>> start

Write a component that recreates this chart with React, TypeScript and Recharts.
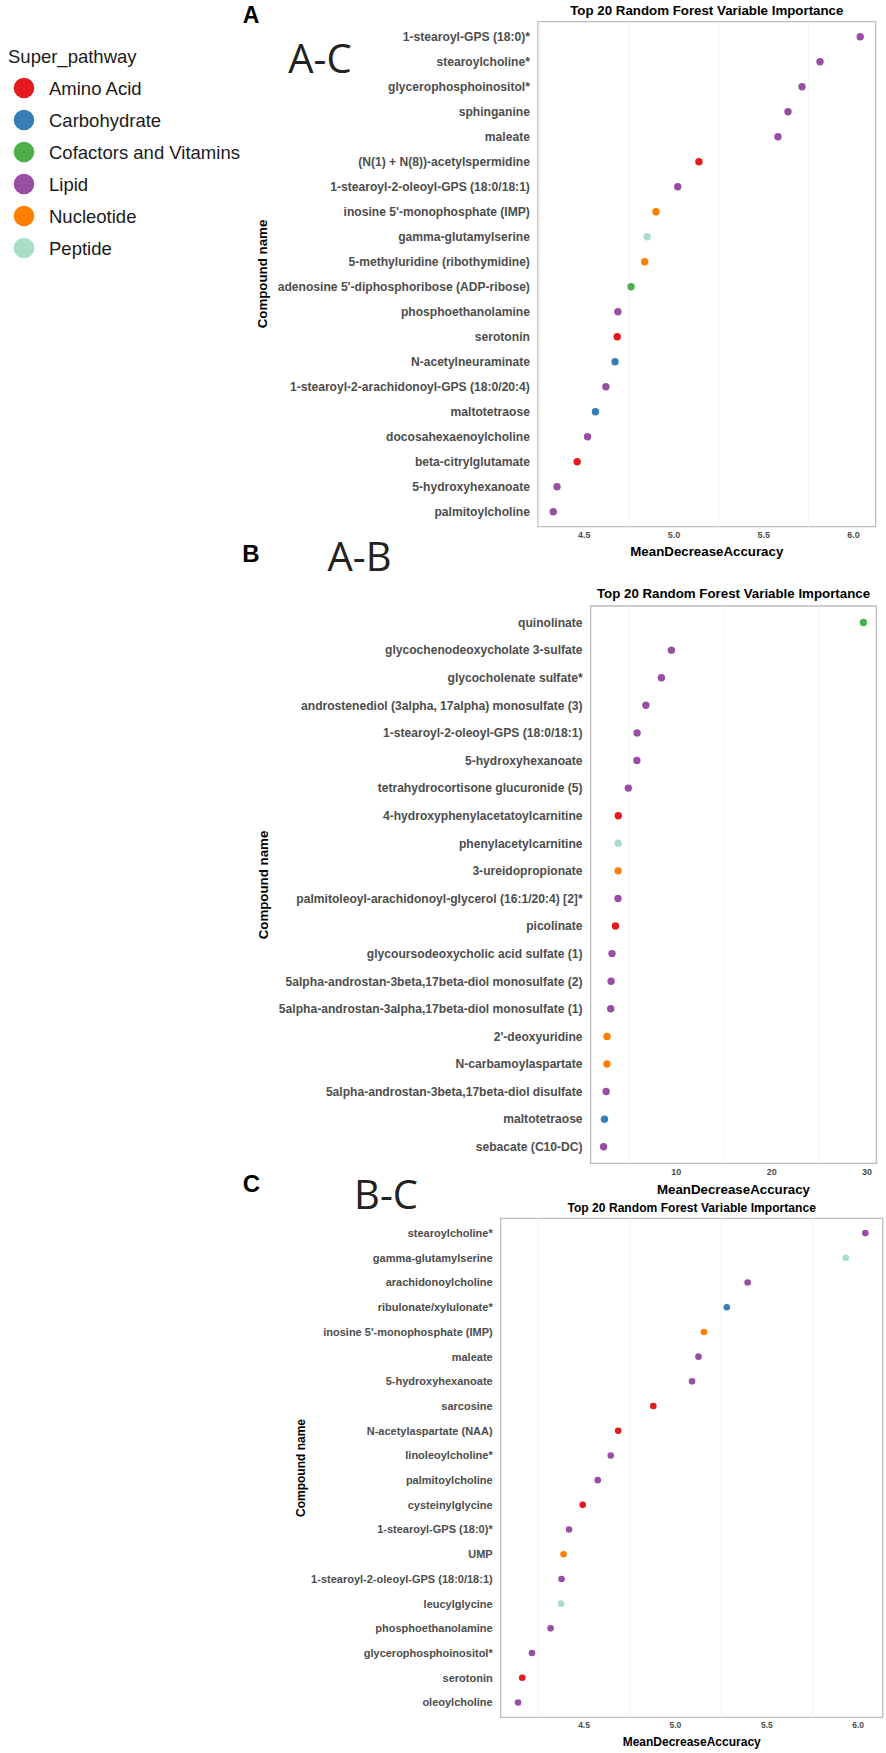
import React from "react";
import { ReferenceArea, ReferenceLine, Scatter, ScatterChart, XAxis, YAxis } from "recharts";

const FONT = "'Liberation Sans', Arial, sans-serif";

const pathways = ["Amino Acid", "Carbohydrate", "Cofactors and Vitamins", "Lipid", "Nucleotide", "Peptide"];
const pathwayColors = ["#E41A1C", "#377EB8", "#4DAF4A", "#984EA3", "#FF7F00", "#A9DEC9"];

// A-C
const acNames = [
  "1-stearoyl-GPS (18:0)*",
  "stearoylcholine*",
  "glycerophosphoinositol*",
  "sphinganine",
  "maleate",
  "(N(1) + N(8))-acetylspermidine",
  "1-stearoyl-2-oleoyl-GPS (18:0/18:1)",
  "inosine 5'-monophosphate (IMP)",
  "gamma-glutamylserine",
  "5-methyluridine (ribothymidine)",
  "adenosine 5'-diphosphoribose (ADP-ribose)",
  "phosphoethanolamine",
  "serotonin",
  "N-acetylneuraminate",
  "1-stearoyl-2-arachidonoyl-GPS (18:0/20:4)",
  "maltotetraose",
  "docosahexaenoylcholine",
  "beta-citrylglutamate",
  "5-hydroxyhexanoate",
  "palmitoylcholine",
];
const acValues = [6.037, 5.813, 5.713, 5.635, 5.579, 5.139, 5.021, 4.9, 4.851, 4.837, 4.761, 4.688, 4.684, 4.672, 4.621, 4.563, 4.519, 4.461, 4.349, 4.328];
const acPathways = [
  "Lipid", "Lipid", "Lipid", "Lipid", "Lipid", "Amino Acid", "Lipid", "Nucleotide", "Peptide", "Nucleotide",
  "Cofactors and Vitamins", "Lipid", "Amino Acid", "Carbohydrate", "Lipid", "Carbohydrate", "Lipid", "Amino Acid", "Lipid", "Lipid",
];

// A-B
const abNames = [
  "quinolinate",
  "glycochenodeoxycholate 3-sulfate",
  "glycocholenate sulfate*",
  "androstenediol (3alpha, 17alpha) monosulfate (3)",
  "1-stearoyl-2-oleoyl-GPS (18:0/18:1)",
  "5-hydroxyhexanoate",
  "tetrahydrocortisone glucuronide (5)",
  "4-hydroxyphenylacetatoylcarnitine",
  "phenylacetylcarnitine",
  "3-ureidopropionate",
  "palmitoleoyl-arachidonoyl-glycerol (16:1/20:4) [2]*",
  "picolinate",
  "glycoursodeoxycholic acid sulfate (1)",
  "5alpha-androstan-3beta,17beta-diol monosulfate (2)",
  "5alpha-androstan-3alpha,17beta-diol monosulfate (1)",
  "2'-deoxyuridine",
  "N-carbamoylaspartate",
  "5alpha-androstan-3beta,17beta-diol disulfate",
  "maltotetraose",
  "sebacate (C10-DC)",
];
const abValues = [29.61, 9.48, 8.43, 6.8, 5.88, 5.86, 4.96, 3.91, 3.9, 3.89, 3.88, 3.61, 3.25, 3.16, 3.12, 2.73, 2.72, 2.64, 2.46, 2.37];
const abPathways = [
  "Cofactors and Vitamins", "Lipid", "Lipid", "Lipid", "Lipid", "Lipid", "Lipid", "Amino Acid", "Peptide", "Nucleotide",
  "Lipid", "Amino Acid", "Lipid", "Lipid", "Lipid", "Nucleotide", "Nucleotide", "Lipid", "Carbohydrate", "Lipid",
];

// B-C
const bcNames = [
  "stearoylcholine*",
  "gamma-glutamylserine",
  "arachidonoylcholine",
  "ribulonate/xylulonate*",
  "inosine 5'-monophosphate (IMP)",
  "maleate",
  "5-hydroxyhexanoate",
  "sarcosine",
  "N-acetylaspartate (NAA)",
  "linoleoylcholine*",
  "palmitoylcholine",
  "cysteinylglycine",
  "1-stearoyl-GPS (18:0)*",
  "UMP",
  "1-stearoyl-2-oleoyl-GPS (18:0/18:1)",
  "leucylglycine",
  "phosphoethanolamine",
  "glycerophosphoinositol*",
  "serotonin",
  "oleoylcholine",
];
const bcValues = [6.039, 5.932, 5.395, 5.281, 5.156, 5.126, 5.091, 4.879, 4.687, 4.646, 4.575, 4.493, 4.418, 4.388, 4.377, 4.374, 4.317, 4.215, 4.162, 4.139];
const bcPathways = [
  "Lipid", "Peptide", "Lipid", "Carbohydrate", "Nucleotide", "Lipid", "Lipid", "Amino Acid", "Amino Acid", "Lipid",
  "Lipid", "Amino Acid", "Lipid", "Nucleotide", "Lipid", "Peptide", "Lipid", "Lipid", "Amino Acid", "Lipid",
];

const colorOf = (p: string) => pathwayColors[pathways.indexOf(p)];

type PanelProps = {
  top: number;
  height: number;
  plotTop: number;
  plotBottom: number;
  plotLeft: number;
  plotRight: number;
  xAxisHeight: number;
  names: string[];
  values: number[];
  groups: string[];
  xTicks: number[];
  minor: number[];
  labelSize: number;
  xTickSize: number;
  dotR: number;
};

function Panel(p: PanelProps) {
  const data = p.names.map((name, i) => ({ rank: i + 1, name, value: p.values[i], group: p.groups[i] }));
  const lo = Math.min(...p.values);
  const hi = Math.max(...p.values);
  const pad = (hi - lo) * 0.05;
  const xDomain: [number, number] = [lo - pad, hi + pad];
  const yDomain: [number, number] = [0.4, p.names.length + 0.6];
  return (
    <div style={{ position: "absolute", left: 0, top: p.top }}>
      <ScatterChart
        width={886}
        height={p.height}
        margin={{
          top: p.plotTop - p.top,
          right: 886 - p.plotRight,
          bottom: p.top + p.height - p.plotBottom - p.xAxisHeight,
          left: 0,
        }}
      >
        <XAxis
          type="number"
          dataKey="value"
          domain={xDomain}
          allowDataOverflow
          ticks={p.xTicks}
          tickFormatter={(v: number) => (Number.isInteger(v) && v >= 10 ? String(v) : v.toFixed(1))}
          height={p.xAxisHeight}
          axisLine={false}
          tickLine={false}
          tickSize={3}
          tickMargin={2}
          tick={{ fill: "#4d4d4d", fontSize: p.xTickSize, fontWeight: 700, fontFamily: FONT }}
        />
        <YAxis
          type="number"
          dataKey="rank"
          reversed
          domain={yDomain}
          allowDataOverflow
          ticks={data.map((d) => d.rank)}
          interval={0}
          tickFormatter={(v: number) => p.names[v - 1]}
          width={p.plotLeft}
          axisLine={false}
          tickLine={false}
          tickSize={6}
          tickMargin={2}
          tick={{ fill: "#4d4d4d", fontSize: p.labelSize, fontWeight: 700, fontFamily: FONT }}
        />
        {p.minor.map((m) => (
          <ReferenceLine key={m} x={m} stroke="#f3f3f3" strokeWidth={1} />
        ))}
        <ReferenceArea
          x1={xDomain[0]}
          x2={xDomain[1]}
          y1={yDomain[0]}
          y2={yDomain[1]}
          fill="none"
          fillOpacity={0}
          stroke="#bdbdbd"
          strokeWidth={1.3}
          strokeOpacity={1}
        />
        <Scatter
          data={data}
          isAnimationActive={false}
          shape={(s: any) => <circle cx={s.cx} cy={s.cy} r={p.dotR} fill={colorOf(s.payload.group)} />}
        />
      </ScatterChart>
    </div>
  );
}

function Txt(props: {
  x: number;
  y: number;
  size: number;
  weight?: number;
  rotate?: boolean;
  family?: string;
  color?: string;
  children: React.ReactNode;
}) {
  const { x, y, size, weight = 700, rotate = false, family = FONT, color = "#000", children } = props;
  return (
    <div
      style={{
        position: "absolute",
        left: x,
        top: y,
        transform: `translate(-50%, -50%)${rotate ? " rotate(-90deg)" : ""}`,
        fontSize: size,
        fontWeight: weight,
        fontFamily: family,
        color,
        whiteSpace: "nowrap",
        lineHeight: 1,
      }}
    >
      {children}
    </div>
  );
}

const TITLE = "Top 20 Random Forest Variable Importance";
const XTITLE = "MeanDecreaseAccuracy";
const YTITLE = "Compound name";
const CODE_FONT = "'Open Sans', 'Noto Sans', sans-serif";

export default function App() {
  return (
    <div style={{ position: "absolute", left: 0, top: 0, width: 886, height: 1753, background: "#fff", overflow: "hidden" }}>
      <svg width={240} height={265} style={{ position: "absolute", left: 0, top: 0 }}>
        <text x={8} y={63} fontSize={18.5} fontFamily={FONT} fill="#1a1a1a">
          Super_pathway
        </text>
        {pathways.map((name, i) => (
          <g key={name}>
            <circle cx={24} cy={88 + 32 * i} r={10.3} fill={pathwayColors[i]} />
            <text x={49} y={95 + 32 * i} fontSize={18.5} fontFamily={FONT} fill="#1a1a1a">
              {name}
            </text>
          </g>
        ))}
      </svg>

      <Panel
        top={0}
        height={570}
        plotTop={21.7}
        plotBottom={526.7}
        plotLeft={537.9}
        plotRight={875.6}
        xAxisHeight={30}
        names={acNames}
        values={acValues}
        groups={acPathways}
        xTicks={[4.5, 5, 5.5, 6]}
        minor={[4.25, 4.75, 5.25, 5.75]}
        labelSize={12.1}
        xTickSize={9}
        dotR={3.7}
      />
      <Panel
        top={570}
        height={630}
        plotTop={606}
        plotBottom={1163.3}
        plotLeft={590.6}
        plotRight={876.4}
        xAxisHeight={30}
        names={abNames}
        values={abValues}
        groups={abPathways}
        xTicks={[10, 20, 30]}
        minor={[5, 15, 25]}
        labelSize={12.1}
        xTickSize={9}
        dotR={3.7}
      />
      <Panel
        top={1200}
        height={553}
        plotTop={1218.3}
        plotBottom={1717.3}
        plotLeft={500.7}
        plotRight={882.7}
        xAxisHeight={20}
        names={bcNames}
        values={bcValues}
        groups={bcPathways}
        xTicks={[4.5, 5, 5.5, 6]}
        minor={[4.25, 4.75, 5.25, 5.75]}
        labelSize={11}
        xTickSize={8.5}
        dotR={3.3}
      />

      <Txt x={251} y={15} size={23}>A</Txt>
      <Txt x={320} y={57.5} size={40} weight={400} family={CODE_FONT} color="#222">A-C</Txt>
      <Txt x={706.8} y={11} size={13.3}>{TITLE}</Txt>
      <Txt x={706.8} y={551.7} size={13.3}>{XTITLE}</Txt>
      <Txt x={263} y={274.2} size={13.3} rotate>{YTITLE}</Txt>

      <Txt x={251} y={554} size={24}>B</Txt>
      <Txt x={359.5} y={555.5} size={40} weight={400} family={CODE_FONT} color="#222">A-B</Txt>
      <Txt x={733.5} y={594} size={13.3}>{TITLE}</Txt>
      <Txt x={733.5} y={1190} size={13.3}>{XTITLE}</Txt>
      <Txt x={263.5} y={884.7} size={13.3} rotate>{YTITLE}</Txt>

      <Txt x={251.5} y={1184} size={24}>C</Txt>
      <Txt x={386} y={1193.5} size={40} weight={400} family={CODE_FONT} color="#222">B-C</Txt>
      <Txt x={691.7} y={1207.7} size={12.1}>{TITLE}</Txt>
      <Txt x={691.7} y={1741.7} size={12}>{XTITLE}</Txt>
      <Txt x={301} y={1467.8} size={12} rotate>{YTITLE}</Txt>
    </div>
  );
}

>> end

Aim of the exercise:
Write only the number of lines in the data above that include "React".

Task solution:
3